Tory opened her mouth, thought better of arguing and shut it again. ‘Fine. Just leave your phone on.’

Not a chance. He’d suddenly realised how bored he was, how dull and repetitive and endless his working life had become. He’d been in New York closing another deal, and he’d had six hours’ sleep in three days. He was tired, he was stifled, and he needed some down time.

And so now, today, just for a while, Nick Barron was slipping the leash.

CHAPTER ONE

IT WAS deathly quiet on the site.

Well, it would be, Georgie thought philosophically. She’d sent all the workmen home days ago, and if it wasn’t for the fact that she couldn’t sleep at night for worry, she wouldn’t have been here either, but she had nothing else to do and she’d cleaned the house to within an inch of its life since her father had gone into hospital, so she’d come down to go over the figures—again!—to see if there was a magic trick or two she’d missed.

There wasn’t.

She propped her head on her hands and sighed, staring out over the deserted site to the sea. No magic tricks, no way out, just the bank about to foreclose and her father’s health in ruins.

Not to mention her dreams.

She stood up and pulled on her coat. Sitting here was achieving nothing. She might as well check the buildings, make sure there hadn’t been any vandalism. She reached for the obligatory hard hat and wrinkled her nose. She hated the hat, but rules were rules.

Archie was at her heels, his stubby tail wriggling with enthusiasm, and his cheerful grin made her smile. ‘Come on, then, little man. Let’s go and check it all out.’

She shut the door of the site office, crossed the site in the biting March wind and unlocked the side door of the main house—the door that, without an unprecedented stroke of luck, would never now become her front door.

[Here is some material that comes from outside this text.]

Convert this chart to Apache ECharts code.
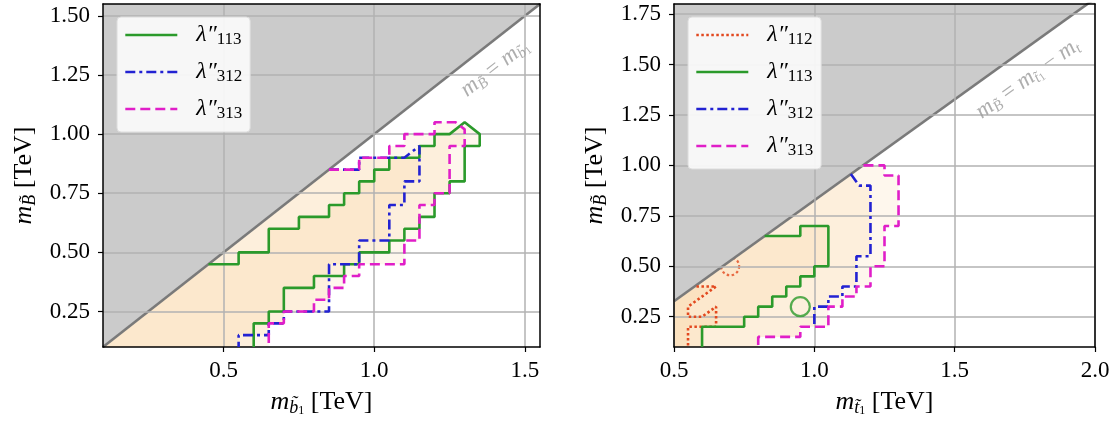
<!DOCTYPE html>
<html>
<head>
<meta charset="utf-8">
<script src="https://cdn.jsdelivr.net/npm/echarts@6/dist/echarts.min.js"></script>
<style>
  html, body { margin: 0; padding: 0; background: #fff; }
  #chart { width: 1119px; height: 425px; }
</style>
</head>
<body>
<div id="chart"></div>
<script>
// tick values
const leftXTicks = [0.5, 1.0, 1.5];
const leftYTicks = [0.25, 0.5, 0.75, 1.0, 1.25, 1.5];
const rightXTicks = [0.5, 1.0, 1.5, 2.0];
const rightYTicks = [0.25, 0.5, 0.75, 1.0, 1.25, 1.5, 1.75];

// kinematic limits (m_B = m_b1, m_B = m_t1 - m_t)
const leftDiag = [[0.1, 0.1], [1.55, 1.55]];
const rightDiag = [[0.5, 0.327], [2.0, 1.827]];

// left panel contours (sbottom)
const left113 = [[0.45,0.45],[0.55,0.45],[0.55,0.5],[0.65,0.5],[0.65,0.6],[0.75,0.6],[0.75,0.65],[0.85,0.65],[0.85,0.7],[0.9,0.7],[0.9,0.75],[0.95,0.75],[0.95,0.8],[1.0,0.8],[1.0,0.85],[1.05,0.85],[1.05,0.9],[1.15,0.9],[1.15,0.95],[1.2,0.95],[1.2,1.0],[1.25,1.0],[1.3,1.05],[1.35,1.0],[1.35,0.95],[1.3,0.95],[1.3,0.8],[1.25,0.8],[1.25,0.75],[1.2,0.75],[1.2,0.65],[1.15,0.65],[1.15,0.6],[1.1,0.6],[1.1,0.55],[1.05,0.55],[1.05,0.5],[0.95,0.5],[0.95,0.45],[0.9,0.45],[0.9,0.4],[0.8,0.4],[0.8,0.35],[0.7,0.35],[0.7,0.25],[0.65,0.25],[0.65,0.2],[0.6,0.2],[0.6,0.1]];
const left312 = [[0.85,0.85],[0.95,0.85],[0.95,0.9],[1.1,0.9],[1.15,0.95],[1.15,0.8],[1.1,0.8],[1.1,0.7],[1.05,0.7],[1.05,0.55],[0.95,0.55],[0.95,0.45],[0.85,0.45],[0.85,0.25],[0.7,0.25],[0.7,0.2],[0.65,0.2],[0.65,0.15],[0.55,0.15],[0.55,0.1]];
const left313 = [[0.85,0.85],[0.95,0.85],[0.95,0.9],[1.05,0.9],[1.05,0.95],[1.1,0.95],[1.1,1.0],[1.2,1.0],[1.2,1.05],[1.27,1.05],[1.3,1.02],[1.3,0.95],[1.25,0.95],[1.25,0.75],[1.2,0.75],[1.2,0.7],[1.15,0.7],[1.15,0.55],[1.1,0.55],[1.1,0.45],[0.95,0.45],[0.95,0.4],[0.9,0.4],[0.9,0.35],[0.85,0.35],[0.85,0.3],[0.8,0.3],[0.8,0.25],[0.7,0.25],[0.7,0.2],[0.65,0.2],[0.65,0.1]];

// right panel contours (stop)
const right112 = [[0.58,0.4],[0.65,0.4],[0.55,0.3],[0.55,0.25],[0.6,0.25],[0.65,0.3],[0.65,0.2],[0.55,0.2],[0.55,0.1]];
const right112Island = [[0.7, 0.5]];
const right113 = [[0.823,0.65],[0.95,0.65],[0.95,0.7],[1.05,0.7],[1.05,0.5],[1.0,0.5],[1.0,0.45],[0.95,0.45],[0.95,0.4],[0.9,0.4],[0.9,0.35],[0.85,0.35],[0.85,0.3],[0.8,0.3],[0.8,0.25],[0.75,0.25],[0.75,0.2],[0.6,0.2],[0.6,0.1]];
const right113Island = [[0.95, 0.3]];
const right312 = [[1.13,0.957],[1.16,0.9],[1.2,0.9],[1.2,0.55],[1.15,0.55],[1.15,0.4],[1.1,0.4],[1.1,0.35],[1.05,0.35],[1.05,0.3],[1.0,0.3],[1.0,0.2]];
const right313 = [[1.175,1.0],[1.25,1.0],[1.25,0.95],[1.3,0.95],[1.3,0.7],[1.25,0.7],[1.25,0.5],[1.2,0.5],[1.2,0.4],[1.15,0.4],[1.15,0.35],[1.1,0.35],[1.1,0.3],[1.05,0.3],[1.05,0.2],[0.95,0.2],[0.95,0.15],[0.8,0.15],[0.8,0.1]];

const F = 'Liberation Serif';
const styles = {
    l112: {color: '#e2481e', type: [2.5, 2.5]},
    l113: {color: '#2b9a2b', type: 'solid'},
    l312: {color: '#2222d2', type: [10, 4, 3, 4]},
    l313: {color: '#e01ec8', type: [10, 5]}
};

const mathRich = {
    m: {fontFamily: F, fontStyle: 'italic', fontSize: 26, lineHeight: 30, verticalAlign: 'middle', color: '#000'},
    s: {fontFamily: F, fontStyle: 'italic', fontSize: 18, lineHeight: 17, verticalAlign: 'bottom', color: '#000'},
    ss: {fontFamily: F, fontSize: 12, lineHeight: 8, verticalAlign: 'bottom', color: '#000'},
    t: {fontFamily: F, fontSize: 26, lineHeight: 30, verticalAlign: 'middle', color: '#000'}
};
const greyRich = {
    m: {fontFamily: F, fontStyle: 'italic', fontSize: 23, lineHeight: 26, verticalAlign: 'middle', color: '#9a9a9a'},
    s: {fontFamily: F, fontStyle: 'italic', fontSize: 15, lineHeight: 14, verticalAlign: 'bottom', color: '#9a9a9a'},
    ss: {fontFamily: F, fontSize: 11, lineHeight: 7, verticalAlign: 'bottom', color: '#9a9a9a'},
    t: {fontFamily: F, fontSize: 23, lineHeight: 26, verticalAlign: 'middle', color: '#9a9a9a'}
};

function mainAxis(dim, gi, min, max, ticks, digits, name, gap) {
    return {
        type: 'value', gridIndex: gi, min: min, max: max, z: 3,
        position: dim === 'x' ? 'bottom' : 'left',
        axisLine: {show: true, onZero: false, lineStyle: {color: '#000', width: 1.5}},
        axisTick: {show: true, inside: false, length: 5, customValues: ticks, lineStyle: {color: '#000', width: 1.2}},
        axisLabel: {
            customValues: ticks, formatter: v => v.toFixed(digits),
            fontFamily: F, fontSize: 23, color: '#000', margin: dim === 'x' ? 12 : 13
        },
        splitLine: {show: true, lineStyle: {color: '#b2b2b2', width: 1.5}},
        name: name, nameLocation: 'middle', nameGap: gap,
        nameRotate: dim === 'x' ? 0 : 90,
        nameTextStyle: {rich: mathRich}
    };
}
function frameAxis(dim, gi, min, max) {
    return {
        type: 'value', gridIndex: gi, min: min, max: max, z: 3,
        position: dim === 'x' ? 'top' : 'right',
        axisLine: {show: true, onZero: false, lineStyle: {color: '#000', width: 1.5}},
        axisTick: {show: false}, axisLabel: {show: false}, splitLine: {show: false}
    };
}

function fillSeries(poly, ai) {
    return {
        type: 'custom', xAxisIndex: ai, yAxisIndex: ai, z: 1, silent: true,
        data: [[poly[0][0], poly[0][1]]],
        renderItem: (params, api) => ({
            type: 'polygon',
            shape: {points: poly.map(p => api.coord(p))},
            style: {fill: 'rgba(245,175,80,0.1)'}
        })
    };
}
function contour(name, data, ai) {
    return {
        type: 'line', name: name, xAxisIndex: ai, yAxisIndex: ai, z: 4,
        data: data, symbol: 'none', silent: true,
        lineStyle: {color: styles[name].color, type: styles[name].type, width: 2.6, cap: 'butt'},
        itemStyle: {color: styles[name].color}
    };
}
function island(name, data, ai, size, z) {
    return {
        type: 'scatter', name: name + '_island', xAxisIndex: ai, yAxisIndex: ai, z: z,
        data: data, symbol: 'circle', symbolSize: size, silent: true,
        itemStyle: {color: 'rgba(0,0,0,0)', borderColor: styles[name].color, borderWidth: 2.2,
            borderType: styles[name].type === 'solid' ? 'solid' : [2.5, 2.5]}
    };
}
function limit(data, ai) {
    return {
        type: 'line', xAxisIndex: ai, yAxisIndex: ai, z: 2, data: data, symbol: 'none', silent: true,
        lineStyle: {color: '#7a7a7a', width: 2.6},
        areaStyle: {color: '#cbcbcb', opacity: 1, origin: 'end'}
    };
}
function limitLabel(pos, text, angle, ai) {
    return {
        type: 'scatter', xAxisIndex: ai, yAxisIndex: ai, z: 5, silent: true,
        data: [pos], symbolSize: 1, itemStyle: {color: 'rgba(0,0,0,0)'},
        label: {show: true, position: 'inside', rotate: angle, formatter: text, rich: greyRich}
    };
}

const leftCorner = [[0.1, 0.1]];
const rightCorner = [[0.5, 0.1], [0.5, 0.327]];
const blueTail = right313.slice(right313.findIndex(p => p[0] === 0.95 && p[1] === 0.2));

const legendBase = {
    orient: 'vertical', z: 10, itemWidth: 52, itemHeight: 14, itemGap: 12,
    padding: [6, 8, 10, 7],
    backgroundColor: 'rgba(255,255,255,0.85)', borderColor: '#dcdcdc', borderWidth: 1, borderRadius: 4,
    selectedMode: false,
    itemStyle: {opacity: 0},
    lineStyle: {width: 2.6},
    formatter: n => '{l|λ″}{s|' + n.slice(1) + '}',
    textStyle: {
        padding: [0, 0, 0, 14],
        rich: {
            l: {fontFamily: F, fontStyle: 'italic', fontSize: 24, lineHeight: 26, verticalAlign: 'middle', color: '#000'},
            s: {fontFamily: F, fontSize: 17, lineHeight: 16, verticalAlign: 'bottom', color: '#000'}
        }
    }
};

const chart = echarts.init(document.getElementById('chart'));
chart.setOption({
    animation: false,
    backgroundColor: '#fff',
    grid: [
        {left: 103, top: 4, width: 437, height: 343, outerBoundsMode: 'none'},
        {left: 674, top: 4, width: 421, height: 343, outerBoundsMode: 'none'}
    ],
    xAxis: [
        mainAxis('x', 0, 0.1, 1.55, leftXTicks, 1, '{m|m}{s|b\u0303}{ss|1}{t| [TeV]}', 40),
        frameAxis('x', 0, 0.1, 1.55),
        mainAxis('x', 1, 0.5, 2.0, rightXTicks, 1, '{m|m}{s|t\u0303}{ss|1}{t| [TeV]}', 40),
        frameAxis('x', 1, 0.5, 2.0)
    ],
    yAxis: [
        mainAxis('y', 0, 0.1, 1.55, leftYTicks, 2, '{m|m}{s|B\u0303}{t| [TeV]}', 64),
        frameAxis('y', 0, 0.1, 1.55),
        mainAxis('y', 1, 0.1, 1.8, rightYTicks, 2, '{m|m}{s|B\u0303}{t| [TeV]}', 64),
        frameAxis('y', 1, 0.1, 1.8)
    ],
    legend: [
        Object.assign({}, legendBase, {left: 117, top: 17, data: ['l113', 'l312', 'l313']}),
        Object.assign({}, legendBase, {left: 688, top: 17, data: ['l112', 'l113', 'l312', 'l313']})
    ],
    series: [
        // left panel
        fillSeries(left313.concat(leftCorner), 0),
        fillSeries(left312.concat(leftCorner), 0),
        fillSeries(left113.concat(leftCorner), 0),
        limit(leftDiag, 0),
        limitLabel([1.4, 1.28], '{m|m}{s|B\u0303}{t| = }{m|m}{s|b\u0303}{ss|1}', 38, 0),
        contour('l113', left113, 0),
        contour('l312', left312, 0),
        contour('l313', left313, 0),
        // right panel
        fillSeries(right313.concat(rightCorner), 2),
        fillSeries(right312.concat(blueTail, rightCorner), 2),
        fillSeries(right113.concat(rightCorner), 2),
        fillSeries(right112.concat(rightCorner), 2),
        island('l112', right112Island, 2, 18, 1.5),
        limit(rightDiag, 2),
        limitLabel([1.76, 1.43], '{m|m}{s|B\u0303}{t| = }{m|m}{s|t\u0303}{ss|1}{t| − }{m|m}{s|t}', 35.7, 2),
        contour('l112', right112, 2),
        contour('l113', right113, 2),
        contour('l312', right312, 2),
        contour('l313', right313, 2),
        island('l113', right113Island, 2, 19, 4)
    ]
});
</script>
</body>
</html>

They climbed the stairs together, her footsteps echoing in the emptiness, Archie’s toenails clattering on the wooden treads, and finally they emerged into the room at the top of the big square tower. It wasn’t huge, but it was her eyrie, the room she’d hoped to have as her bedroom, with windows on three sides and the most stunning views over the bay and far out to sea.

It was also the best place to view the site, and she stared down over the mangled earth, the pegged-out footings, the half-finished coach-house conversions, the sanatorium as yet untouched, the chapel almost completely concealed by the trees that had grown up to surround it.

So much to do, so much potential—such a waste. Even if Broomfield came up with the money, the design was inherently flawed and horribly over-developed.

‘In your opinion,’ she reminded herself sternly. ‘You aren’t the only person in the world. Other people are allowed a say.’

Even if they had no vision, no imagination, no—no soul, dammit. She turned away in disgust, and her eye was caught by a lone figure standing on the edge of the lawn below the house, staring out over the sea.

‘Who’s that, Arch?’ she murmured, and the dog, picking up on her sudden stillness, flew down the stairs and out of the door, racing off across the site, barking his head off.

Rats. The last thing—absolutely the last thing—Georgie needed this morning was a visitor. She’d got yet more phone calls to make, because unless she could screw some kind of sensible answer out of Andrew Broomfield by the end of the day, the bank was going to take them to the cleaners.

Big time.

And now, she realised, running down the stairs after the dog, she had some random stranger wandering around all over her site, uninvited and unannounced, and the place was a minefield. The last thing—the other last thing, in fact—that she needed at the moment was someone slapping a lawsuit on her because he’d tripped over a brick!